Reduction of energy consumption of green plywood production by implementing high-efficiency thermal conductive bio-adhesive: Assessment from pilot-scaled application

Abstract

The development of high-performance protein based non-formaldehyde adhesives is hindered by poor adhesive properties and undesirable curing rate. This study aims at preparing energy-saving plywood composites using an eco-friendly soy protein adhesive (SPA) at a pilot scale, while significantly improving the hot-pressing energy efficiency and plywood properties.
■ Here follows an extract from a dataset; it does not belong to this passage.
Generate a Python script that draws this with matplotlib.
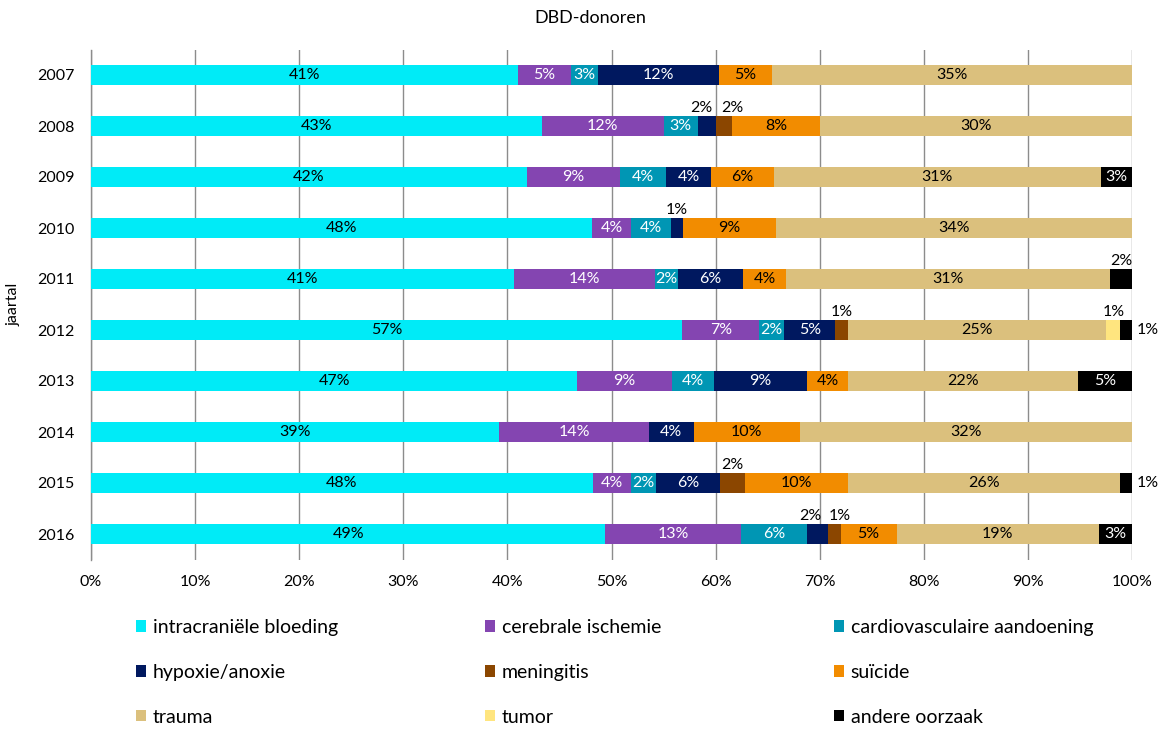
import matplotlib
matplotlib.use("Agg")
import matplotlib.pyplot as plt
import numpy as np

plt.rcParams['font.family'] = ['Lato', 'DejaVu Sans']

jaren = [2007, 2008, 2009, 2010, 2011, 2012, 2013, 2014, 2015, 2016]

# percentage DBD-donoren per doodsoorzaak, per jaar
intracranieel = [41.0, 43.3, 41.9, 48.1, 40.6, 56.8, 46.7, 39.2, 48.2, 49.4]
cerebraal = [5.1, 11.7, 8.9, 3.8, 13.6, 7.4, 9.1, 14.4, 3.7, 13.0]
cardiovasculair = [2.6, 3.3, 4.4, 3.8, 2.2, 2.4, 4.0, 0.0, 2.4, 6.4]
hypoxie = [11.6, 1.7, 4.4, 1.2, 6.2, 4.9, 9.0, 4.3, 6.1, 2.0]
meningitis = [0.0, 1.6, 0.0, 0.0, 0.0, 1.2, 0.0, 0.0, 2.4, 1.2]
suicide = [5.1, 8.4, 6.0, 8.9, 4.2, 0.0, 3.9, 10.2, 9.9, 5.4]
trauma = [34.6, 30.0, 31.4, 34.2, 31.1, 24.8, 22.1, 31.9, 26.1, 19.4]
tumor = [0.0, 0.0, 0.0, 0.0, 0.0, 1.3, 0.0, 0.0, 0.0, 0.0]
andere = [0.0, 0.0, 3.0, 0.0, 2.1, 1.2, 5.2, 0.0, 1.2, 3.2]

oorzaken = ['intracraniële bloeding', 'cerebrale ischemie', 'cardiovasculaire aandoening',
            'hypoxie/anoxie', 'meningitis', 'suïcide', 'trauma', 'tumor', 'andere oorzaak']
reeksen = [intracranieel, cerebraal, cardiovasculair, hypoxie, meningitis,
           suicide, trauma, tumor, andere]
kleuren = ['#00EBF7', '#8445B1', '#0096B4', '#00185F', '#8B4600',
           '#F28C00', '#DBC07D', '#FFE57F', '#000000']
tekstkleur = ['black', 'white', 'white', 'white', 'white',
              'black', 'black', 'black', 'white']

# kleine segmenten: label boven de balk of rechts ervan (verschuiving in pixels)
buiten = {
    (2008, 3): ('boven', -5), (2008, 4): ('boven', 8),
    (2010, 3): ('boven', 0),
    (2011, 8): ('boven', 0),
    (2012, 4): ('boven', 0), (2012, 7): ('boven', 1), (2012, 8): ('rechts', 5),
    (2015, 4): ('boven', 0), (2015, 8): ('rechts', 5),
    (2016, 3): ('boven', -7), (2016, 4): ('boven', 5),
}

W, H = 1164, 729
fig = plt.figure(figsize=(W / 100, H / 100), dpi=100)
ax = fig.add_axes([91 / W, 1 - 559.5 / H, (1132 - 91) / W, (559.5 - 49.5) / H])

y = np.arange(len(jaren))
hoogte = 0.39
links = np.zeros(len(jaren))
containers = []
for i, (naam, waarden) in enumerate(zip(oorzaken, reeksen)):
    waarden = np.array(waarden)
    bc = ax.barh(y, waarden, left=links, height=hoogte, color=kleuren[i],
                 linewidth=0, label=naam, zorder=3)
    containers.append(bc)
    for j, v in enumerate(waarden):
        if v <= 0:
            continue
        tekst = f"{v:.0f}%"
        midden = links[j] + v / 2
        plek = buiten.get((jaren[j], i))
        if plek is None:
            ax.text(midden, y[j], tekst, ha='center', va='center', fontsize=11.5,
                    color=tekstkleur[i], zorder=4)
        elif plek[0] == 'boven':
            ax.annotate(tekst, (midden, y[j] - hoogte / 2), xytext=(plek[1], 4),
                        textcoords='offset pixels', ha='center', va='baseline',
                        fontsize=11.5, color='black')
        else:
            ax.annotate(tekst, (links[j] + v, y[j]), xytext=(plek[1], 0),
                        textcoords='offset pixels', ha='left', va='center',
                        fontsize=11.5, color='black')
    links += waarden

ax.set_xlim(0, 100)
ax.set_ylim(len(jaren) - 0.5, -0.5)
ax.set_xticks(np.arange(0, 101, 10))
ax.set_xticklabels([f"{t}%" for t in range(0, 101, 10)])
ax.set_yticks(y)
ax.set_yticklabels([str(j) for j in jaren])
ax.tick_params(axis='both', length=0, labelsize=11.5)
ax.tick_params(axis='y', pad=12)
ax.tick_params(axis='x', pad=11)
ax.xaxis.grid(True, color='#8C8C8C', linewidth=1.0, zorder=0)
ax.set_axisbelow(True)
for kant in ['top', 'right', 'bottom']:
    ax.spines[kant].set_visible(False)
ax.spines['left'].set_color('#8C8C8C')
ax.spines['left'].set_linewidth(1.0)
ax.set_ylabel('jaartal', fontsize=11.5, labelpad=12)

fig.text(590 / W, 1 - 18 / H, 'DBD-donoren', ha='center', va='center', fontsize=13)

# legenda in drie kolommen
kolom_x = [136, 485, 834]
for k in range(3):
    items = [containers[i] for i in range(k, 9, 3)]
    namen = [oorzaken[i] for i in range(k, 9, 3)]
    fig.legend(items, namen, loc='upper left',
               bbox_to_anchor=(kolom_x[k] / W, 1 - 619 / H),
               frameon=False, fontsize=14, borderpad=0, borderaxespad=0,
               handlelength=0.52, handleheight=0.52, handletextpad=0.33,
               labelspacing=1.43)

fig.savefig('out.png', dpi=100)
Hence, a novel type of hybrid soy protein-inorganic adhesive (SPA-LBN@KF) formulation based on the mineral functionalized kenaf fibers (LBN@KF) was developed, in which, kenaf fibers (KF) were in-situ anchored by highly thermal conductive hexagonal boron nitride (h-BN) particles. The characteristics of the tailored LBN@KF fibers were examined to explore the synergistic reinforcement effects between the protein cross-linking network and the wood substrate during the resin curing. The thermal analysis revealed that the LBN@KF induced thermal conductive networks were formed during the plywood pressing, which increased the thermo-curing rate of the SPA-LBN@KF resin.The proposed adhesive formulation could be used to make full-size plywood at a pilot-scale. In the pilot-scale test, it was quantitatively demonstrated that the energy consumption of the plywood pressing step decreased by 23–27% compared to the conventional pressing method. The produced plywood specimens exhibited relatively high bonding strength (1.57 ± 0.11 MPa for wet shear strength), which met the minimum requirements specified by the GB/T 9846.3–2004 standards. These findings demonstrated that the applied multifunctional reinforcements in the thermosetting resin not only improved the adhesion properties of the adhesives, but also promoted the practical application of bio-adhesive to the wood-based products.